▶ **REQUIRED TASK**:
Exactly retype the lines from the top of the data through the line containing "from matplotlib.colors import to_rgb", leaving out every picture.

▶ **SOURCE EXCERPT**:
════

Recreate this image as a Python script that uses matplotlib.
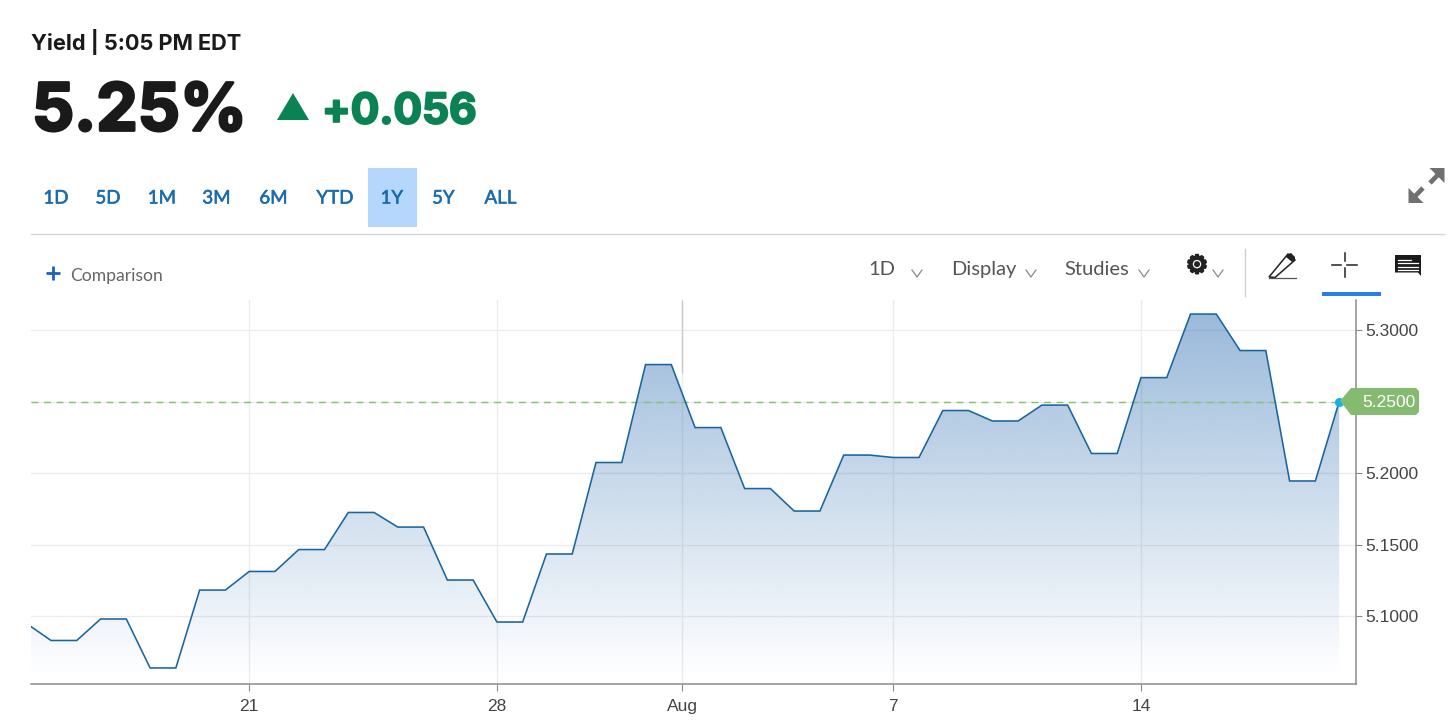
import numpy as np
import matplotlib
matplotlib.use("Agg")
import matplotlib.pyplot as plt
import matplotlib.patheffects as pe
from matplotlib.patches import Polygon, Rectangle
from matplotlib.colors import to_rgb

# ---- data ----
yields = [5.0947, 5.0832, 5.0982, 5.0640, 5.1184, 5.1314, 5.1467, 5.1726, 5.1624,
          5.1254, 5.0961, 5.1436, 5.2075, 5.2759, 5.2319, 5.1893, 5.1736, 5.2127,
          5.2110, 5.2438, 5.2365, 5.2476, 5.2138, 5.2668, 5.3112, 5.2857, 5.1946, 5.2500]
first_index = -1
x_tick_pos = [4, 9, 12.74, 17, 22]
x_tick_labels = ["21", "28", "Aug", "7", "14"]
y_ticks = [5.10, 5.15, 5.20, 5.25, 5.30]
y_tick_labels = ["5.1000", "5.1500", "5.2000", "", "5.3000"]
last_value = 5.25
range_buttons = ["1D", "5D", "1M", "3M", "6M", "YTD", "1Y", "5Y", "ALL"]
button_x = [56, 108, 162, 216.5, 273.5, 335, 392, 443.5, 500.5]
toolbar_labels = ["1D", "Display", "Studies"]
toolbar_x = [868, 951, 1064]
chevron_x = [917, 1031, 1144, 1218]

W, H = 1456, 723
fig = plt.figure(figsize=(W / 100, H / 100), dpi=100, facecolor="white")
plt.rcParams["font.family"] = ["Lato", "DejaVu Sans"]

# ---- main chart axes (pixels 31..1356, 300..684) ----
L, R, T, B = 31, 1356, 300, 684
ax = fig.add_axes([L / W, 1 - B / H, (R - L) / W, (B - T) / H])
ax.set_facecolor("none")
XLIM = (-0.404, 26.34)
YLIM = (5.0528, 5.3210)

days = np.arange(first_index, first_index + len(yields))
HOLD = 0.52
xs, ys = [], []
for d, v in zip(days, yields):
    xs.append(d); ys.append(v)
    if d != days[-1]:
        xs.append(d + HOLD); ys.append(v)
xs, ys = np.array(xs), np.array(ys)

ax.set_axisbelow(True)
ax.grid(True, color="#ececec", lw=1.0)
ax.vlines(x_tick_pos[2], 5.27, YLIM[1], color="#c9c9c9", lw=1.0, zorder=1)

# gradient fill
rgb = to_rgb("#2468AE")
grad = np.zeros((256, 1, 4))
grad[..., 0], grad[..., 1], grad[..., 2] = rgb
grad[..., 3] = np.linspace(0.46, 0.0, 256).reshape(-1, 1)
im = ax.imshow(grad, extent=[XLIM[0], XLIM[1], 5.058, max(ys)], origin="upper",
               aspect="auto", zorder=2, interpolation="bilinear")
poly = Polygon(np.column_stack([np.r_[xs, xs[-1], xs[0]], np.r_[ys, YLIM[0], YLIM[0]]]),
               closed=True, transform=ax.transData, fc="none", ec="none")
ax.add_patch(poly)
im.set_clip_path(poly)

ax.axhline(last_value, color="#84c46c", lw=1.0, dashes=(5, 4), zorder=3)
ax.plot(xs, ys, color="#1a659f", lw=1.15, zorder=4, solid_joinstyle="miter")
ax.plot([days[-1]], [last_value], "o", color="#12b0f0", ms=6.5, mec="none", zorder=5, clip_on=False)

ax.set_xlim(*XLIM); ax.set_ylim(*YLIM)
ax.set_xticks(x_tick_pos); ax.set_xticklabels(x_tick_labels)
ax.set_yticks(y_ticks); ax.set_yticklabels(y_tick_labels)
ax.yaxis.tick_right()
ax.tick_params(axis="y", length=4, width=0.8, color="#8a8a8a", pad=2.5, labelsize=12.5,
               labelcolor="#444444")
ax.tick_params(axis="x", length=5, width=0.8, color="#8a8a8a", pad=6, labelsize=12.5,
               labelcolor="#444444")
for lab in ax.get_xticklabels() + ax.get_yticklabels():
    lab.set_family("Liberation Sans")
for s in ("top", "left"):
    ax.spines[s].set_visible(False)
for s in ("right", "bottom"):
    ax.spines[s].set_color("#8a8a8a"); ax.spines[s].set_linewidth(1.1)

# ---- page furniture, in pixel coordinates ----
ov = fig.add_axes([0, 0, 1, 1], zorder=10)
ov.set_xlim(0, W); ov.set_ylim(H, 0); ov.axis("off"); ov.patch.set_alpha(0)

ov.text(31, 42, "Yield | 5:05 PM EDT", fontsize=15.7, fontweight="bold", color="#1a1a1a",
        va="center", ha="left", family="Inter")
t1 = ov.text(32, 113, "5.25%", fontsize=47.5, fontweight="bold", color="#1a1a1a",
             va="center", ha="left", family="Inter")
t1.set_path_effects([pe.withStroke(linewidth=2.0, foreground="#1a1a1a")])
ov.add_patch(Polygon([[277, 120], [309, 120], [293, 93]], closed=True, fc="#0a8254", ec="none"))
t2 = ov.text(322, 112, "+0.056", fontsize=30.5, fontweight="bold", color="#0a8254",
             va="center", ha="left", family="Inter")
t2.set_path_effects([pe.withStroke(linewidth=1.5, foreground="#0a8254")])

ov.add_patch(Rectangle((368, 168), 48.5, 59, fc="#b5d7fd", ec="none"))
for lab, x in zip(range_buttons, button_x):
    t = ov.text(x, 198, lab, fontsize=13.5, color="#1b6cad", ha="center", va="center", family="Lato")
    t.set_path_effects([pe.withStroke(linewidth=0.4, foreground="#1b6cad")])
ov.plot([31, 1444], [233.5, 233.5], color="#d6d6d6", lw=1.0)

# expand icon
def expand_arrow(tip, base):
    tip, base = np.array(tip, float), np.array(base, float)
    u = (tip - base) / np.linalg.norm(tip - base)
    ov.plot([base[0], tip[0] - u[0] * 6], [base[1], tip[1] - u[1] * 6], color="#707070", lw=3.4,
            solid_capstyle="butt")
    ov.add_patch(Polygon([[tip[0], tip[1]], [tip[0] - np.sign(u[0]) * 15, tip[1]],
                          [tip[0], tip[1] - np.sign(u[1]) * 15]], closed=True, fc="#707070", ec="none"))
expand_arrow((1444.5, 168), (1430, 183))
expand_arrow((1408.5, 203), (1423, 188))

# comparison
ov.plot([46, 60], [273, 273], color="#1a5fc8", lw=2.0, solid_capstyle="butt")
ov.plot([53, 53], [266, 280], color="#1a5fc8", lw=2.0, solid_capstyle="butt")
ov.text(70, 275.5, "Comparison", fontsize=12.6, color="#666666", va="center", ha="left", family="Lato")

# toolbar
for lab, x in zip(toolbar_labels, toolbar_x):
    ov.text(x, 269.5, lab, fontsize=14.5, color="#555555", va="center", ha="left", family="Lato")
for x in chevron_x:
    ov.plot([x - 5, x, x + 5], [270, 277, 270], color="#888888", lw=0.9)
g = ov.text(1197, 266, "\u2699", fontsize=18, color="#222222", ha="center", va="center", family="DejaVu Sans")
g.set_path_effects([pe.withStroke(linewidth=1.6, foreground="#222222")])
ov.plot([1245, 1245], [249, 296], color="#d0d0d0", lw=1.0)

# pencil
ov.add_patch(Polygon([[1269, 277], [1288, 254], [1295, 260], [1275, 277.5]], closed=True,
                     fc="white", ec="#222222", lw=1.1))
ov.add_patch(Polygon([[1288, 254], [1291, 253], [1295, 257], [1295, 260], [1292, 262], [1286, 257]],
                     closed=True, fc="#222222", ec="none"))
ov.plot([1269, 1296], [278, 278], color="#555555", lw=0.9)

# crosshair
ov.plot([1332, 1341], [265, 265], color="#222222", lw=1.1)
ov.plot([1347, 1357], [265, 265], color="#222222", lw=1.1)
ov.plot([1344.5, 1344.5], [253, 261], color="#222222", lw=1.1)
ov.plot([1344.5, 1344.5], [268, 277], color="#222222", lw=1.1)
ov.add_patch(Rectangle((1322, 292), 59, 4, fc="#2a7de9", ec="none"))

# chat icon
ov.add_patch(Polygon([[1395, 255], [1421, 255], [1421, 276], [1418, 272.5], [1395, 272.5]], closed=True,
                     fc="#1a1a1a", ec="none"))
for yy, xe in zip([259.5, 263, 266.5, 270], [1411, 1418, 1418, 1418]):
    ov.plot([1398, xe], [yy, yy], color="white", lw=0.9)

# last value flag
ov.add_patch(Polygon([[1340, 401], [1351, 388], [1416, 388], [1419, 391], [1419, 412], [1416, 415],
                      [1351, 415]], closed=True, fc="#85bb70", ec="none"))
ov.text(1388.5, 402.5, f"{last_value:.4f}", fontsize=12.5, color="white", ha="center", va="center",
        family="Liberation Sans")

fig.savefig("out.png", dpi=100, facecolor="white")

════

▶ **ANSWER IN FULL**:
Recreate this image as a Python script that uses matplotlib.
import numpy as np
import matplotlib
matplotlib.use("Agg")
import matplotlib.pyplot as plt
import matplotlib.patheffects as pe
from matplotlib.patches import Polygon, Rectangle
from matplotlib.colors import to_rgb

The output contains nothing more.